Stephen Kaufman, M.D., Christian Vegetarian Association (CVA)

Essay: Why We Must Respect Animal Rights

Many people believe that the animal rights movement is comprised of extreme animal lovers who have misplaced priorities. While people nearly universally agree that we should not be cruel to animals, they generally regard those who consider animal interests as comparable to human interests as bizarre at best, obscene at worst. Nevertheless, as Andrew Linzey has argued persuasively, respect for animal rights is firmly rooted in the Judeo-Christian tradition.
The term “animal rights” has a range of meanings, and for these purposes I will regard animal rights to include the right to not be harmed unless absolutely necessary and the right to never be tortured. Just as it is sometimes regrettably necessary to kill fellow humans, such as to defend our own lives, it is occasionally necessary to kill animals, but such situations rarely arise in countries like the United States.

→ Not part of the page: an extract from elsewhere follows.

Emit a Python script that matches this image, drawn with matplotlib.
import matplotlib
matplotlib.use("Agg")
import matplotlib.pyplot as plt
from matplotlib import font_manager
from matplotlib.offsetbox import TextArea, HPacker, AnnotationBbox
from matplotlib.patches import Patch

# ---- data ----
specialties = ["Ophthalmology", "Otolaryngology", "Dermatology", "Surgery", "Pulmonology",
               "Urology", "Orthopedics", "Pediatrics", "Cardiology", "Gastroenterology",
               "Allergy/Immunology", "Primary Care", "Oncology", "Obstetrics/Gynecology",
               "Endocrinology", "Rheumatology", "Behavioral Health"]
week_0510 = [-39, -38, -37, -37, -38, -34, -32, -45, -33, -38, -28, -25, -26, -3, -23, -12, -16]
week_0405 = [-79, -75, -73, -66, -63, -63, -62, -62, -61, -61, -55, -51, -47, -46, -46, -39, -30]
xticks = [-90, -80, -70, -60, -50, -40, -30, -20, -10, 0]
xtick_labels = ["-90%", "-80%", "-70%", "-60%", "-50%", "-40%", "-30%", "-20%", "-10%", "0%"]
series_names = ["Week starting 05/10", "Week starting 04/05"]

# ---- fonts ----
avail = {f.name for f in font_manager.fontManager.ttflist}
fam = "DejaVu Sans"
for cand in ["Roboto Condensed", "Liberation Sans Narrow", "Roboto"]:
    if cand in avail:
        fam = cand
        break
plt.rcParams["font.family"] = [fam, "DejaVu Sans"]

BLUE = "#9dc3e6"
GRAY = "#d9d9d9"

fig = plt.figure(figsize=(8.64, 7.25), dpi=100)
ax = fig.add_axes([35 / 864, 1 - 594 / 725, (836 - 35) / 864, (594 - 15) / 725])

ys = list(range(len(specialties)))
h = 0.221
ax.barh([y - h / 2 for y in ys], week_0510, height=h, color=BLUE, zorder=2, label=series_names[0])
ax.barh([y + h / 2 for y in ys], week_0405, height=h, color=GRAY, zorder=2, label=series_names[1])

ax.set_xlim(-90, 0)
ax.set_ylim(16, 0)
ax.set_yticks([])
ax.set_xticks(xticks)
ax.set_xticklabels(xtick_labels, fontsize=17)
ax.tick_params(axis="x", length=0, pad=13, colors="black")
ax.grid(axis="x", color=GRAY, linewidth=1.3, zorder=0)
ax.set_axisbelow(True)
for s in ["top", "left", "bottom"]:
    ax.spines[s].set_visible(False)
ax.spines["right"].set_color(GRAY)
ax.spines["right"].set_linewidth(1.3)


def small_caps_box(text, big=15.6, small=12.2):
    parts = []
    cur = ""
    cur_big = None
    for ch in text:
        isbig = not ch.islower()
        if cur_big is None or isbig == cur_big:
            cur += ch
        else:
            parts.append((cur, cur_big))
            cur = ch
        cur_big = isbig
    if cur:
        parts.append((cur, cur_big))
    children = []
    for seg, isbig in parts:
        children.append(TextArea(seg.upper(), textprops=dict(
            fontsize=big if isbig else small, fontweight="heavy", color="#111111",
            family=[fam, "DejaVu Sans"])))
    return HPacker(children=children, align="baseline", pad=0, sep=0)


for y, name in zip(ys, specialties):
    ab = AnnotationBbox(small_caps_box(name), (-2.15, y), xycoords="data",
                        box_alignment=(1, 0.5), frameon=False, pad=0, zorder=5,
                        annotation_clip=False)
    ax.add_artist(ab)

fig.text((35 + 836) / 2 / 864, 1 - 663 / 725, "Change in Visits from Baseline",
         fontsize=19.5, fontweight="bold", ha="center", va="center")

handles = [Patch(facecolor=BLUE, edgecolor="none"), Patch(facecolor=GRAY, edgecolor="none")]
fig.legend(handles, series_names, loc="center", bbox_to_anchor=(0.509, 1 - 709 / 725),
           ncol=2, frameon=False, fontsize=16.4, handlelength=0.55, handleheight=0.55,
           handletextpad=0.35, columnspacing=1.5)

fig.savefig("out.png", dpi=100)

From a Christian perspective, all Creation belongs to God. Mistreating any part of Creation shows disrespect for God. By analogy, the growing ecological crisis, increasing human poverty and the associated rising threats of terrorist violence, and the possibility of global ecological collapse all relate to humans putting desires of the flesh before our obligations to serve God.

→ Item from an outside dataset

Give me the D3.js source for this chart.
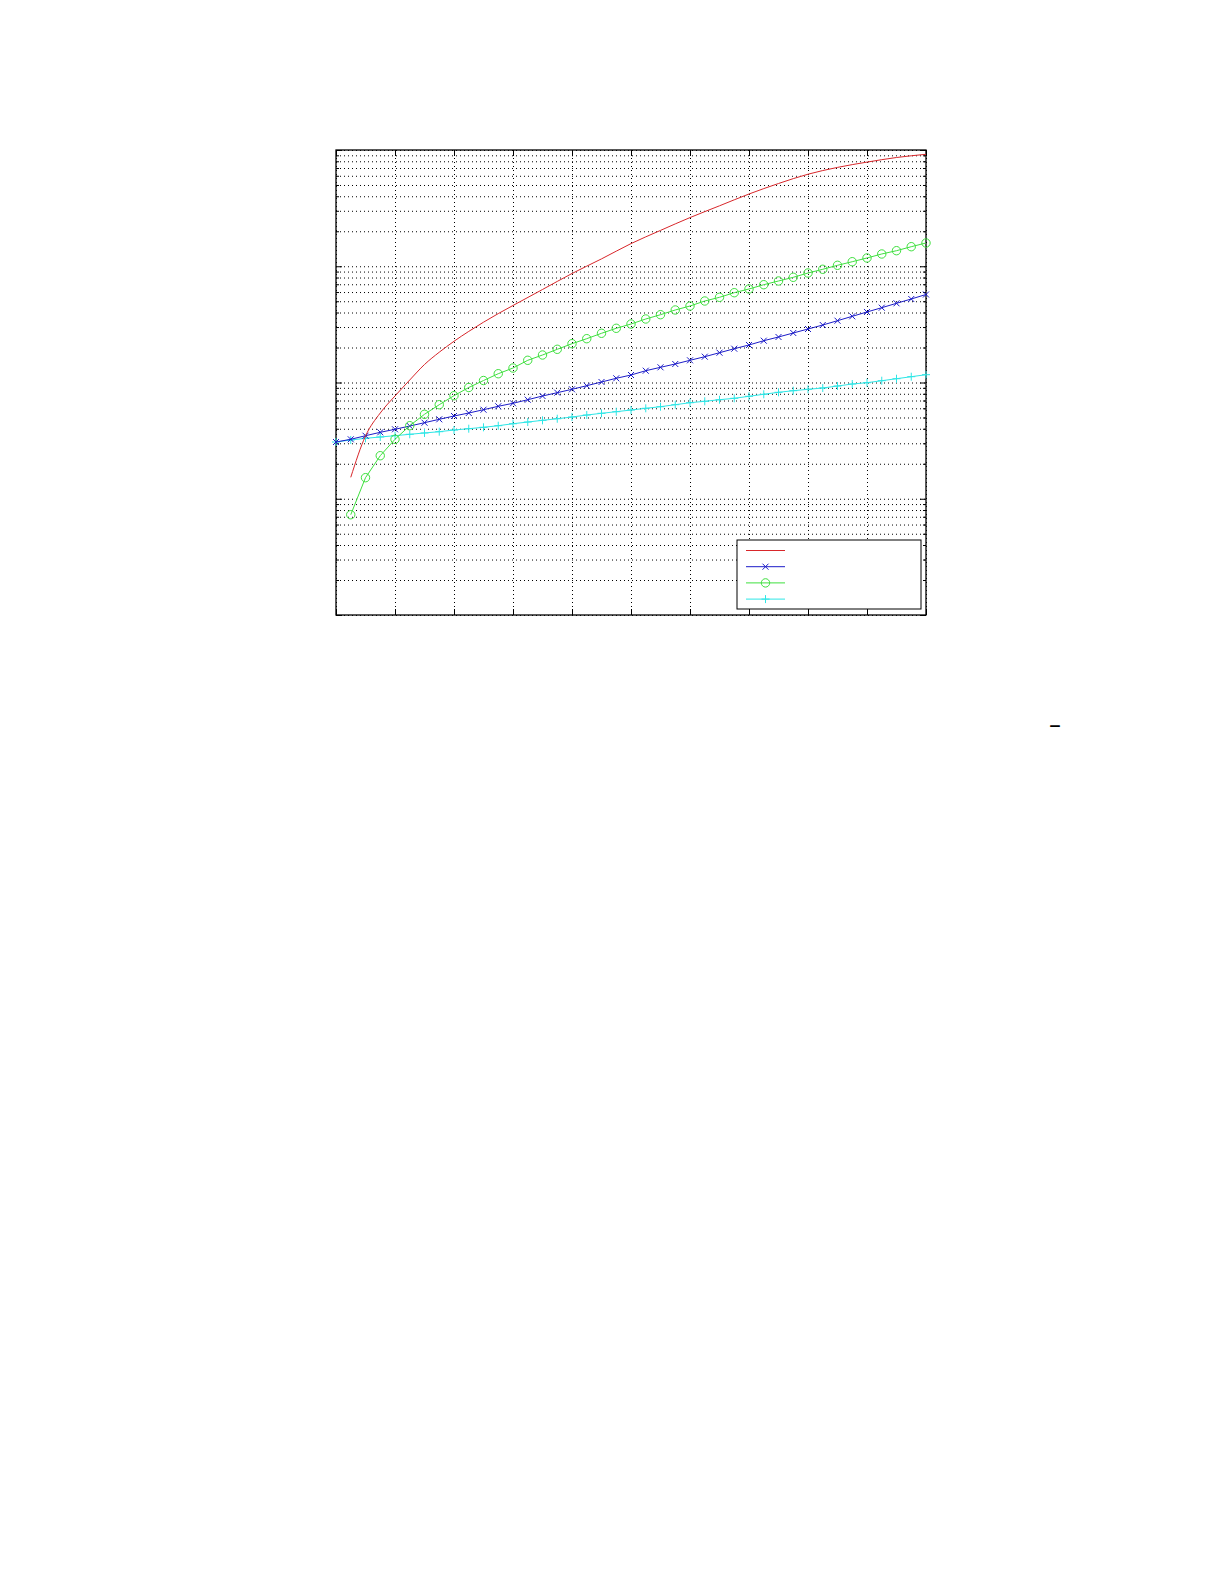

Martin Luther King, Jr. said that injustice anywhere is a threat to justice everywhere. Any society that countenances animal abuse has set as moral standard that it is acceptable to abandon moral principles when convenient. Currently those least able to defend themselves – the animals – are the principle victims of this inconsistent and self-serving moral standard, but this “moral standard” is too easily applied toward any group of outsiders, including vulnerable humans such as minorities, women, children, people with disabilities, and people who are “different” (such as homosexuals or people who don’t recognize the “obvious truth” of the state religion).
I think one reason our churches have been so reluctant to talk about animal issues is that popular, contemporary views are so obviously inconsistent, contradictory, and morally bankrupt. While people generally have affection for dogs and cats, most people support exposing dogs and cats to the horrors of vivisection. While people recognize that farmed animals have feelings and should not be abused, most do their best to remain ignorant of the actual experiences of animals on farms while sponsoring cruelty against farmed animals by purchasing the products of factory farming. Despite documentation of vicious training practices, people still flock to see animals perform in circuses.
We can and should enjoy our lives and the bounty that God offers. However, if we fail to exercise moderation and if we refuse to be mindful of how our choices affect God’s Creation, humanity will continue on its self-destructive course. I believe that humanity’s only hope is to focus on serving others rather than on serving our sensory desires. For Christians, serving others is a core teaching because in doing so we serve God (Matthew 25: 40). If we choose to listen to our calling to serve, our world can resemble the Garden of Eden. If we disobey and yield to our rapacious desires, we will experience misery and quite possibly destruction as well.